One of Save the Colorado’s campaigns is to help stop the proposed Flaming Gorge Pipeline. Costing up to $9 billion, this pipeline would take 80 billion gallons of water out of the Green River in Southwest Wyoming each year, pipe and pump it 500 miles across Wyoming, over the Continental Divide, and down to the rapidly growing Colorado Front Range (from Fort Collins to Denver to Pueblo) to subsidize and fuel new population growth.

Over the past few months, dozens of entities including conservation organizations, chambers of commerce, city councils, and county commissions in Colorado, Wyoming, and Utah have spoken up to oppose the pipeline.   The opposition list (also called “intervenors” in the pipeline’s permitting process) reads like a dream-come-true coalition that spans the political as well as the Western culture aisle.  Of note, a coalition of over 250 businesses also has spoken out to oppose the pipeline.  You can read about it in the Wyoming Business Report here.

“We depend on anglers, rafters, birders and hikers coming to our communities to fuel our economy,” said Lisa Jenkins, executive director of Grand Lake Area Chamber of Commerce in Colorado. “This massive siphoning of water will decrease flows in the Green River by 20—25 percent, and cripple the annual $10 billion recreation-based economies that communities like Grand Lake depend on for our survival.” (quoted from the Wyoming Business Report)

Save the Colorado opposes the pipeline because it would be bad for the Green and Colorado Rivers, bad for the Southwest’s recreational economy, and would further endanger fish and wildlife downstream all the way to Mexico.

The State of Colorado has appointed a committee to study the Flaming Gorge Pipeline.

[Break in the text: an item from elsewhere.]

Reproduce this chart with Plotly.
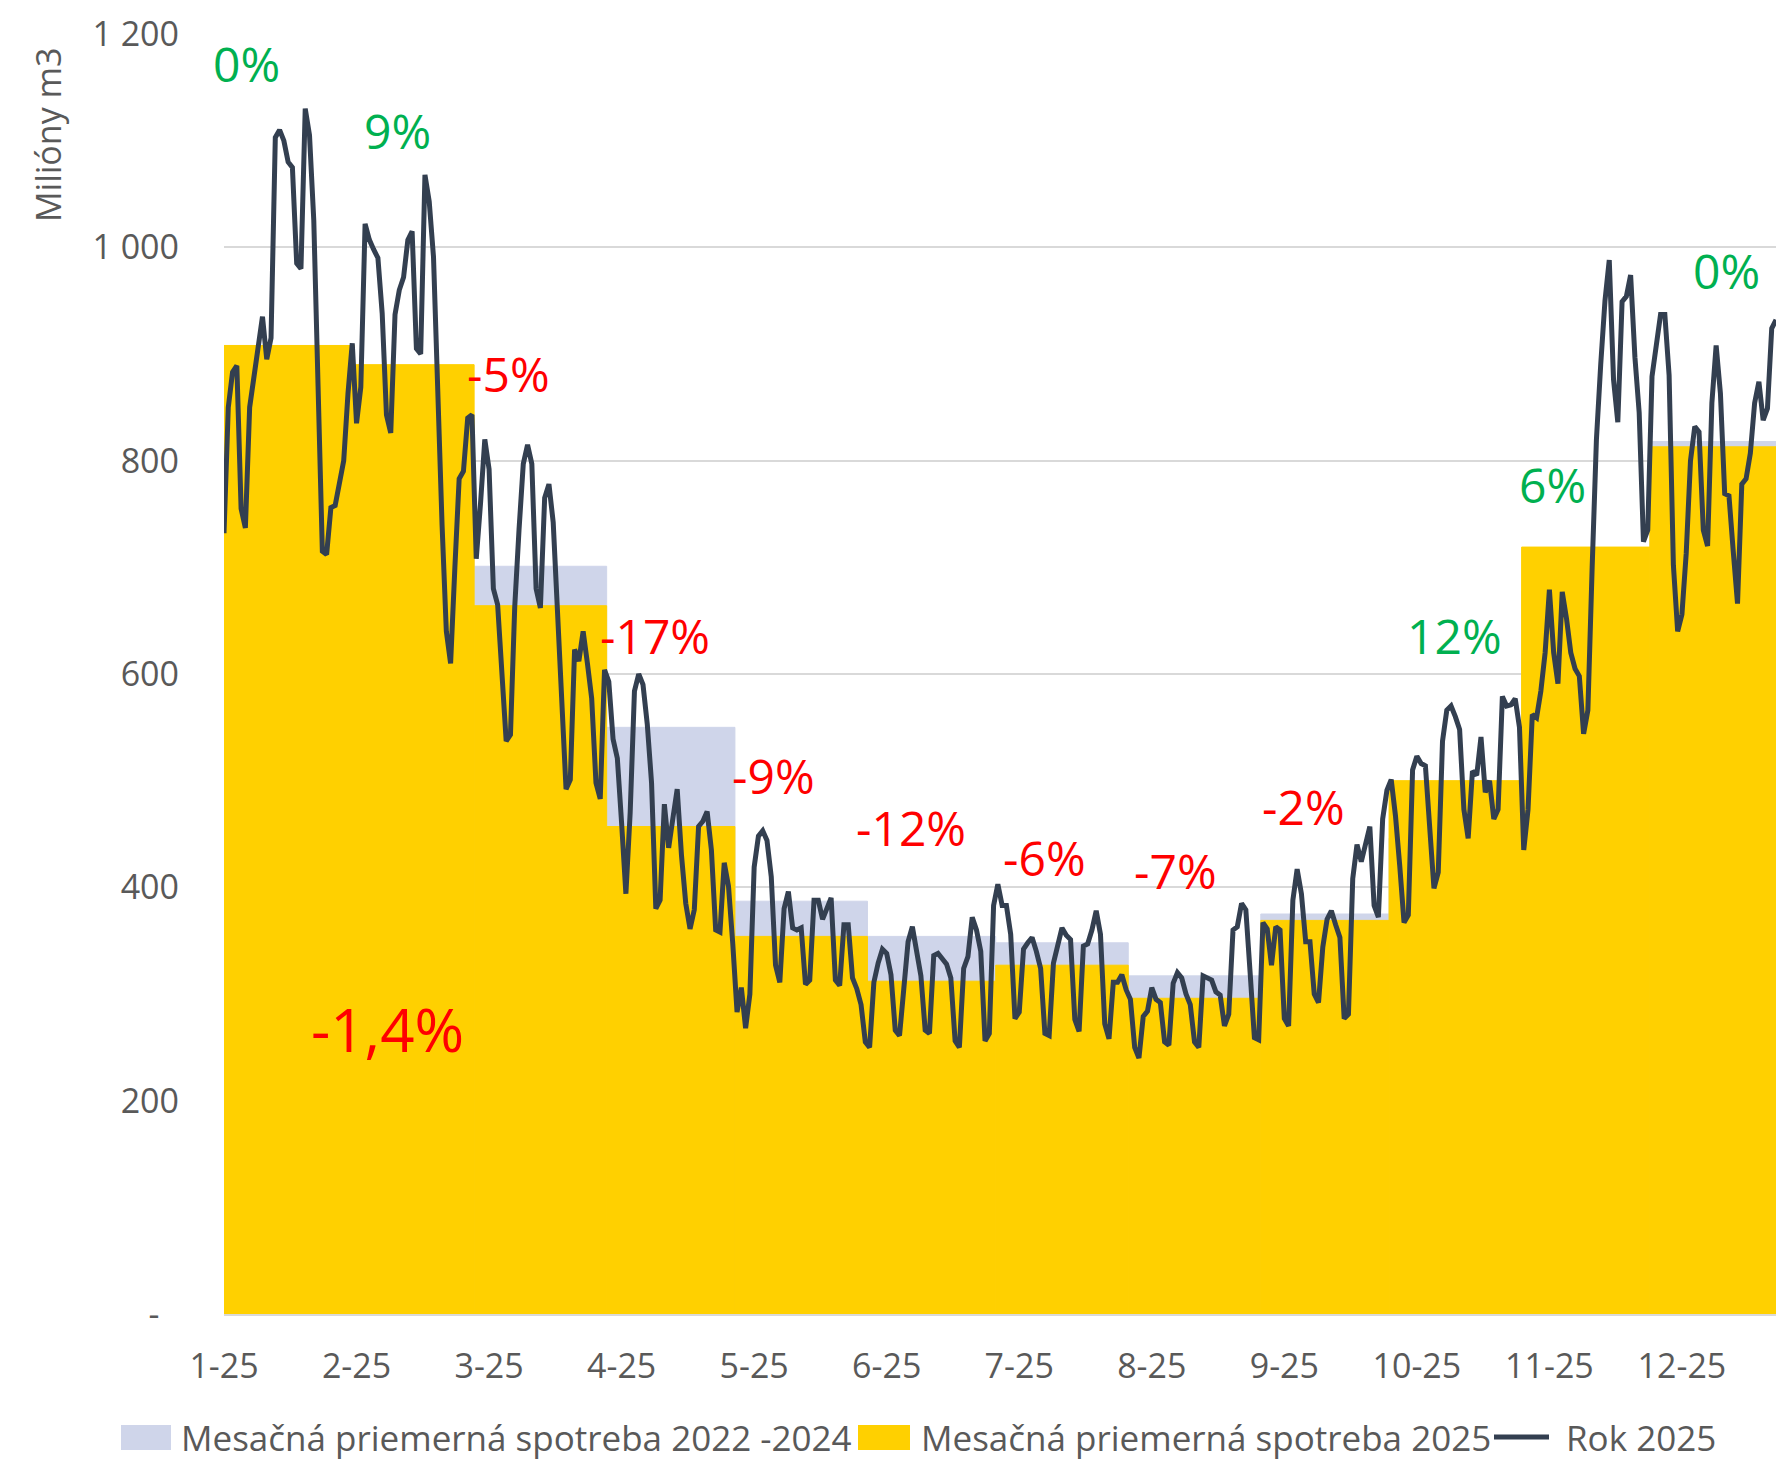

Because the environmental community does not support the pipeline, we also do not support wasting the public’s money on the efforts of this State committee, and thus we have boycotted participating in the committee’s meetings.  Instead, we support common-sense water conservation programs in cities and water-sharing agreements with farmers — these programs and agreements would be cheaper, faster, and more sustainable solutions to address Colorado’s future water supply needs.

Sometimes you have to take a stand — it appears almost EVERYBODY has taken a stand to oppose the Flaming Gorge Pipeline.